The creative artists behind this show respect young people, both as a subject and as an audience. With its multiple story lines and sophisticated dialogue, this show requires viewers to be smart and attentive. Entire dimensions of characters' personalities are often revealed in one subtle line of dialogue. Many in the entertainment industry assumed a show like this could not work, that young viewers could not follow such a show. From my experience teaching high school and middle school, I can report "Veronica Mars" is quite successful with young audiences, thank you.

Another form of respect is the way this show does not try to force "good role models" and ageist "lessons" down the viewers' throats. On any other show, if someone younger than 21 takes a sip of beer, you can be sure the episode will end with a drunk driving tragedy or some other horrifying consequence. If a female character under 18 even thinks about sex, there's a good chance the episode will end with heartbreak as she learns the guy was just using her, or it will end with a pregnancy scare. Older characters can enjoy wall-to-wall sex and booze with no consequences, but the young must always be punished by fate if not by adults.

On "Veronica Mars," teenagers drink alcohol as freely as older characters, and the consequences they pay are no more severe than those paid by older characters on other shows. In the pilot, Veronica Mars does get raped after drinking a rum and Coke that has been drugged. But the show never portrays this as punishment for drinking; the rapist could have drugged a soft drink just as easily. In other episodes, Veronica and other teenagers drink with no problems, just like older characters.

References to drugs and sex on the show are as casual as they are in shows about older characters. Indeed, "Veronica Mars" is one of TV's racier dramas; only high quality keeps the content from seeming like cheap titillation.

"Veronica Mars" does not pander to fretful parents. It entertains viewers young and old.

Veronica Mars (Kristen Bell) at her computer  
Veronica hard at work
 

While this breakthrough show does not succumb to moral double-standards, it is highly moral and Veronica is a great role model for anyone. She models self-respect. She models courage. She models working through a problem instead of just waiting to be rescued by luck. She also models responsibility.

Teenagers are usually stereotyped as ducking responsibility. Not here. Veronica Mars, for all her brilliance and sophistication, makes her share of mistakes, and she takes full responsibility for them.

In one episode, a young woman accuses a teacher of sexual misconduct. Veronica joins others in assuming she is lying. The truth of his guilt is finally revealed in a scene where Veronica talks to a minor character. This character then says of the victim, "She told me the students were mostly supportive of her."

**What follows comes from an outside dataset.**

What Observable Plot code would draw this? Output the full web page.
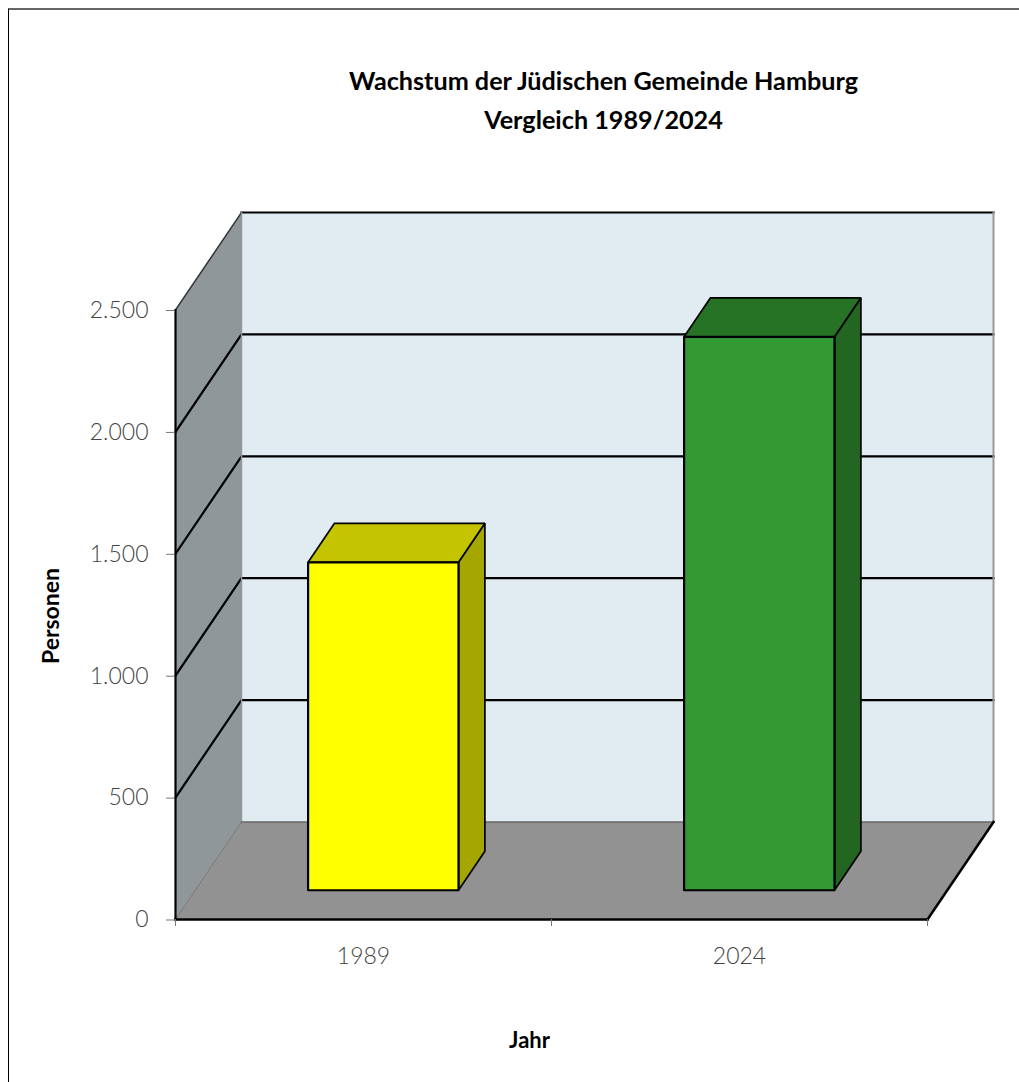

"They weren't," Veronica says.

Then Veronica catches herself. "We weren't."

She then promptly goes to work on setting things right. This show tells young audiences what they have long needed to hear: that being great (cool, respectable, heroic, etc.) does not mean never making a mistake; it means admitting your mistakes and working to correct them. Veronica Mars seems to do that every week.

  Veronica Mars (Kristen Bell) - a shoulder to cry on
 
Veronica offers a shoulder to cry on

The next time you hear someone bellyache about how teenagers watch too much TV and don't read enough, ask yourself this: when is the last time book publishers offered young audiences this much respect?

I once took a stab at writing a Young Adult mystery novel. It was roundly rejected by publishers, but not because of the writing quality. (Anyone who's read a "Fear Street" novel knows literary quality is a low priority with these publishers.) Editors said my novel was "implausible" because the teenaged protagonist was "too smart." One publisher actually cited a scene where the hero uses the word "incriminating," insisting a real teenager would never know such a big word. (Anyone who didn't know such big words could never follow the dialogue of "Veronica Mars," yet millions of teenagers — and millions of pre-teenagers — watch this show religiously. I feel vindicated.)

The book Rediscovering Nancy Drew by Carolyn Dyer quotes the top editor of the modern Nancy Drew novels explaining what she looks for in a manuscript: "Do we have any scenes where the teen characters engage in teen activities? For example, do they go to the mall, eat pizza ...?" Insisting fictional teenagers eat pizza is like insisting fictional blacks eat watermelons. "Veronica Mars" proudly avoids these clichés and even ridicules them. In one scene, Veronica is on the phone with her father while she's doing detective work at her computer, and we get this dialogue:

  "Don't forget — you're a high school girl. Do some high school girl things now and then."
  "Relax, Dad. I'm cutting pictures of Ashton out of Teen People as we speak."
Most viewers know Veronica is not putting down teenagers who read teen magazines nor teenagers who cut out pictures. She's gently putting down people who expect age to be the sole determinate of behavior, people who think in terms of "high school girl things" or as the Nancy Drew editor put it, "teen activities." At last, we have a fictitious teenager whose age is not her defining characteristic, but just one characteristic among many.